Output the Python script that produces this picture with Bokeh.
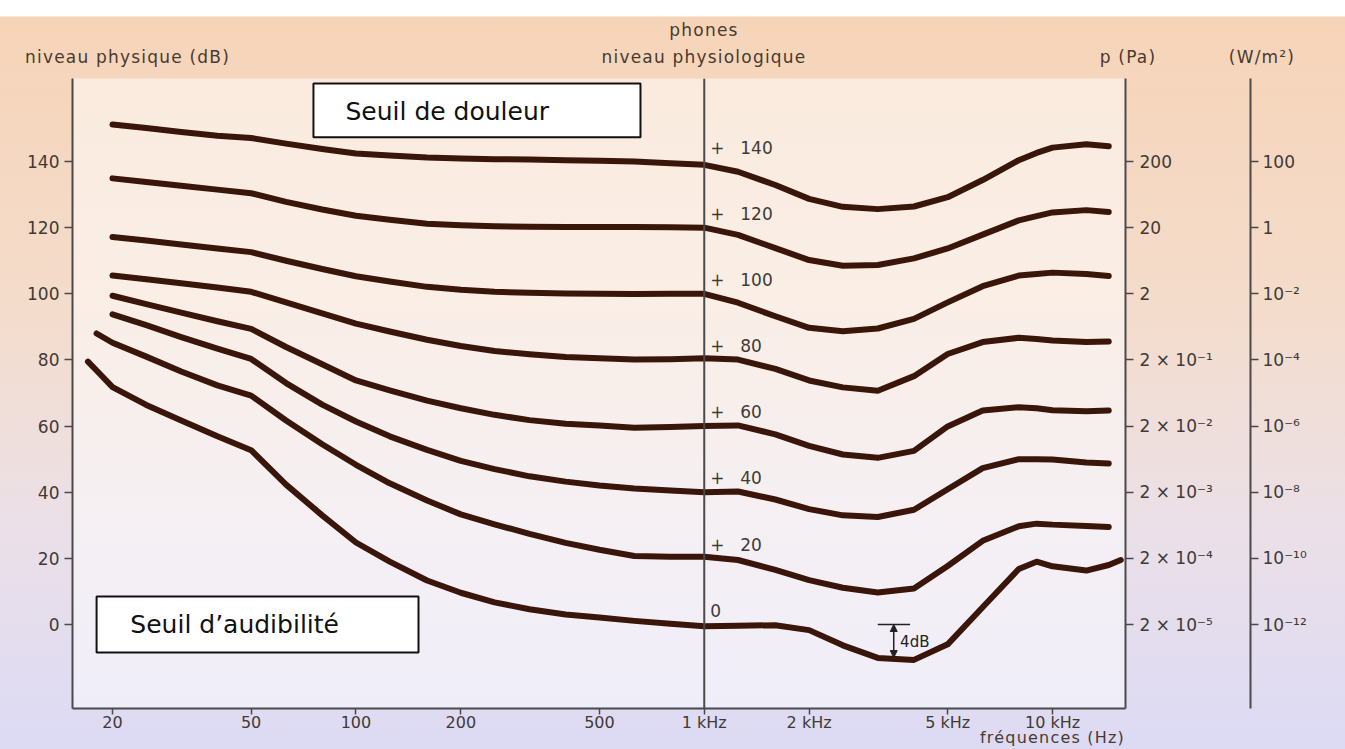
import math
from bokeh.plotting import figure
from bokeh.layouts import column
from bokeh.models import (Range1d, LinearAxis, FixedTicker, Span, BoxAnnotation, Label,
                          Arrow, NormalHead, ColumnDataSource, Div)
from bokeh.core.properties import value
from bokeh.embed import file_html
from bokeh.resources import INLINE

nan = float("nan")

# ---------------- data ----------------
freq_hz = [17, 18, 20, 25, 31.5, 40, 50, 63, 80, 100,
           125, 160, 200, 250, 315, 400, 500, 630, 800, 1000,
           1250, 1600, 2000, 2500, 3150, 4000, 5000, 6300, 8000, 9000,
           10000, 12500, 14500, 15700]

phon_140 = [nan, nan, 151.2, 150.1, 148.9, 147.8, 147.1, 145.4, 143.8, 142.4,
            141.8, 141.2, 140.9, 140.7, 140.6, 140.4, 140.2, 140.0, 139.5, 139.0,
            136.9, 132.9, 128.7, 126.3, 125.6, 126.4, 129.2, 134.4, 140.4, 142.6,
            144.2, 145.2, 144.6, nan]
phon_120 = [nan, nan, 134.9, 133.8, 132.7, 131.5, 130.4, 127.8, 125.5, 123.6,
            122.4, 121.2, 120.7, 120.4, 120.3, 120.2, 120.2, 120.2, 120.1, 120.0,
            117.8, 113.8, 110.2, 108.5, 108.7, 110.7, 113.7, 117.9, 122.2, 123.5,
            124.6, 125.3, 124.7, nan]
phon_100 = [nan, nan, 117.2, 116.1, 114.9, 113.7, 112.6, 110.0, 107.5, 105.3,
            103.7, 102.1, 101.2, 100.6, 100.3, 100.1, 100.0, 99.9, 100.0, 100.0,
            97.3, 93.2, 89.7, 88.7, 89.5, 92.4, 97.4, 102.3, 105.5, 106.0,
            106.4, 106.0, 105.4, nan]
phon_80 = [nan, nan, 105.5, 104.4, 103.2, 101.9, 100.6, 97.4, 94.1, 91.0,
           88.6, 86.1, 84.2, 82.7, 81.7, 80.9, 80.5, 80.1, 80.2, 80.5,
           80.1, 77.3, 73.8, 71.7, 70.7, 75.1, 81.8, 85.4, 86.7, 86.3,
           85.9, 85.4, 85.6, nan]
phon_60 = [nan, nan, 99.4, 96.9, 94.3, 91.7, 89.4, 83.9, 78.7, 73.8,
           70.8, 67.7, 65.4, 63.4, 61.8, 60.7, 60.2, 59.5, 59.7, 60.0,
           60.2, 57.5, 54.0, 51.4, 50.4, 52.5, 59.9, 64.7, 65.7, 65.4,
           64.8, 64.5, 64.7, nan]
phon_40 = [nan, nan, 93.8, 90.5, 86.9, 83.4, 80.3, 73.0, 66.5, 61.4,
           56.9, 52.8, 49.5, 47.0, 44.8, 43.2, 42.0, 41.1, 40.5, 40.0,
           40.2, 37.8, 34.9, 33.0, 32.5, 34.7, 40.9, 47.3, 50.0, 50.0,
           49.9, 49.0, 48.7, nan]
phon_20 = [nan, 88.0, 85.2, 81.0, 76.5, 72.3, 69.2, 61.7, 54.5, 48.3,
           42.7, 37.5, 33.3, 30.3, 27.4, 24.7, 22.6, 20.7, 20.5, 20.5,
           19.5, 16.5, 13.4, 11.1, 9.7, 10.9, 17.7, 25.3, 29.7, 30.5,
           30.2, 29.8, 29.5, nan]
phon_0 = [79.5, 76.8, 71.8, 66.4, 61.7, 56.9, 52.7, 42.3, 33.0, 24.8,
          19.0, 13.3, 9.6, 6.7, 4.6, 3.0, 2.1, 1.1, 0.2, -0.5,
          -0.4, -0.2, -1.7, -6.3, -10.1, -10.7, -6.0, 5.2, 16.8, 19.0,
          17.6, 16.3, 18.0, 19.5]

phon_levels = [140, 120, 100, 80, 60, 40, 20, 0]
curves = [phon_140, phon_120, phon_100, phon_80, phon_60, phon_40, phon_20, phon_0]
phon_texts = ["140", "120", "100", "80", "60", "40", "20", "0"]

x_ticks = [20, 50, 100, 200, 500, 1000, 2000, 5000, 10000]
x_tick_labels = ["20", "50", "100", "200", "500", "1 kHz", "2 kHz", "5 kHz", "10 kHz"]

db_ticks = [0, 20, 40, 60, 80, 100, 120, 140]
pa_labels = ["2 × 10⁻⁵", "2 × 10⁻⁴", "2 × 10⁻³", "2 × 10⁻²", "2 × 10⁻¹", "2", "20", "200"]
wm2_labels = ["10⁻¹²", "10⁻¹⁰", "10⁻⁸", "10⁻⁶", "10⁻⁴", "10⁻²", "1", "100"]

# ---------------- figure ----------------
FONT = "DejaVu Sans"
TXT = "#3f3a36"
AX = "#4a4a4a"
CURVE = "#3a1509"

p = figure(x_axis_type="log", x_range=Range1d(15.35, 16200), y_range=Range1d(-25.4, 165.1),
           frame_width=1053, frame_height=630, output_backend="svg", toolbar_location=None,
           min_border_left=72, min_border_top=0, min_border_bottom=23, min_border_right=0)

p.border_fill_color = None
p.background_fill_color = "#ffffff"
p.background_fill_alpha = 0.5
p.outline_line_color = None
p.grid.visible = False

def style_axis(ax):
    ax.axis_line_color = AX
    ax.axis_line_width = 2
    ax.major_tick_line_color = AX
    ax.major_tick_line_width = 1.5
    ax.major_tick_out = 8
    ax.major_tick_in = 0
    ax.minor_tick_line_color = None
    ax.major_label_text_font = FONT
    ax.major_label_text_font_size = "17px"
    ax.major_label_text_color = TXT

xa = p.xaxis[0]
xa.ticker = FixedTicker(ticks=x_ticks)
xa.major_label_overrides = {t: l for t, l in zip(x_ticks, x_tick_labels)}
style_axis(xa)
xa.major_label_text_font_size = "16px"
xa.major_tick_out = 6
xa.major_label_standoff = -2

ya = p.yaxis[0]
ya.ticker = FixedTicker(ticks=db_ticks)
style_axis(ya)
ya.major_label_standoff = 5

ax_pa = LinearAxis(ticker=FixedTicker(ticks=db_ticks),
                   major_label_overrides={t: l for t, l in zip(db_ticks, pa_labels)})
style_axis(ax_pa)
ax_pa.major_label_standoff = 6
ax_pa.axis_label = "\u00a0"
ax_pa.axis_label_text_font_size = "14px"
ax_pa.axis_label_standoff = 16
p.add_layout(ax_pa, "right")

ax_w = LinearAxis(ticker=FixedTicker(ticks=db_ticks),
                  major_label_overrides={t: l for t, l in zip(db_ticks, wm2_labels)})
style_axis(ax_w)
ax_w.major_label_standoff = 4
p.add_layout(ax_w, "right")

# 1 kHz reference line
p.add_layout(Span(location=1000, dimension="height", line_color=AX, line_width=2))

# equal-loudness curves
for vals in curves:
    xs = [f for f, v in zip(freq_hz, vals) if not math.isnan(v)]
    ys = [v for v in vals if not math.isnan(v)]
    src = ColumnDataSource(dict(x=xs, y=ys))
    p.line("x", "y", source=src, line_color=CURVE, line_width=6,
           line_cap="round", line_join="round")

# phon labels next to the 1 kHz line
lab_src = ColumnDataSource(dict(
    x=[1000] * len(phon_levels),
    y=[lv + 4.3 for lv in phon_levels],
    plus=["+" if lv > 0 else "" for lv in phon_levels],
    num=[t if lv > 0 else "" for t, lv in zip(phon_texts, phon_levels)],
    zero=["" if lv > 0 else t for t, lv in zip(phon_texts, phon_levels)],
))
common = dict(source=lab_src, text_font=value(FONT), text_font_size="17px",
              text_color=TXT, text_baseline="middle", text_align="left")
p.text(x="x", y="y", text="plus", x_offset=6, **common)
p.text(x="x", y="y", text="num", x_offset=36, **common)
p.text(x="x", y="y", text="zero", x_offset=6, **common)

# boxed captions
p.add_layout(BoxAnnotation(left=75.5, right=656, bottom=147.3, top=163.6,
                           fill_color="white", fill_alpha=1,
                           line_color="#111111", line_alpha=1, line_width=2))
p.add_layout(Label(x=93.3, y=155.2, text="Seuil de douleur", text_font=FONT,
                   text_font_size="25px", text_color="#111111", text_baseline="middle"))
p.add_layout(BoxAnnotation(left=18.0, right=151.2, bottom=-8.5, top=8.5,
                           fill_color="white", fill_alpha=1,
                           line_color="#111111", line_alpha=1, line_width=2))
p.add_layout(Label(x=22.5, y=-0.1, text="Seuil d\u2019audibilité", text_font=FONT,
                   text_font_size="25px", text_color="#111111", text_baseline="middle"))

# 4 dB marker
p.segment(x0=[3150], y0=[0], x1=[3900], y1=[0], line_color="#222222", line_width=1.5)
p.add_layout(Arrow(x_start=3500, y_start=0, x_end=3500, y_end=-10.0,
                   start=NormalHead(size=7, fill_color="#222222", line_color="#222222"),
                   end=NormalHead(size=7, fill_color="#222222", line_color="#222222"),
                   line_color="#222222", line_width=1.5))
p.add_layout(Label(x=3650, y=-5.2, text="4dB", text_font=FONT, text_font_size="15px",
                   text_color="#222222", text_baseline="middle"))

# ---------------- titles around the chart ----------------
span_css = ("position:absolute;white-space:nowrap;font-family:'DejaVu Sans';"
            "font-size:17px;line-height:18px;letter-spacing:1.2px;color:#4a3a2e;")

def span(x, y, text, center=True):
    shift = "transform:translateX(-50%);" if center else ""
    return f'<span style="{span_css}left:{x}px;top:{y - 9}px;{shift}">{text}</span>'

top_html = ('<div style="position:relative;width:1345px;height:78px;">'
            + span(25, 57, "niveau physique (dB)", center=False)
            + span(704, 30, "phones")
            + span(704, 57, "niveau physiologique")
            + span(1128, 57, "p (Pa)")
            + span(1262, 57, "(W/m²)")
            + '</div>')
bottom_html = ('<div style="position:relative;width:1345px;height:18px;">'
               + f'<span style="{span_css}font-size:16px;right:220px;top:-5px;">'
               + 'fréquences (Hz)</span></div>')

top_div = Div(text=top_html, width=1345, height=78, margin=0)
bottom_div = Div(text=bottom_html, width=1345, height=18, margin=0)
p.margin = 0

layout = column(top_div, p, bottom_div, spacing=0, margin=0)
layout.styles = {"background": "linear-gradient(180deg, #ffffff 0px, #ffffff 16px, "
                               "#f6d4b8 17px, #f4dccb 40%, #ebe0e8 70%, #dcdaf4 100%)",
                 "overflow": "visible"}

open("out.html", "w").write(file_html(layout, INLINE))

AIM:
Repeat the listing above from its first line through the line that contains "10000, 12500, 14500, 15700]", both included, and nothing more. Drop the pictures.

IN RESPONSE:
Output the Python script that produces this picture with Bokeh.
import math
from bokeh.plotting import figure
from bokeh.layouts import column
from bokeh.models import (Range1d, LinearAxis, FixedTicker, Span, BoxAnnotation, Label,
                          Arrow, NormalHead, ColumnDataSource, Div)
from bokeh.core.properties import value
from bokeh.embed import file_html
from bokeh.resources import INLINE

nan = float("nan")

# ---------------- data ----------------
freq_hz = [17, 18, 20, 25, 31.5, 40, 50, 63, 80, 100,
           125, 160, 200, 250, 315, 400, 500, 630, 800, 1000,
           1250, 1600, 2000, 2500, 3150, 4000, 5000, 6300, 8000, 9000,
           10000, 12500, 14500, 15700]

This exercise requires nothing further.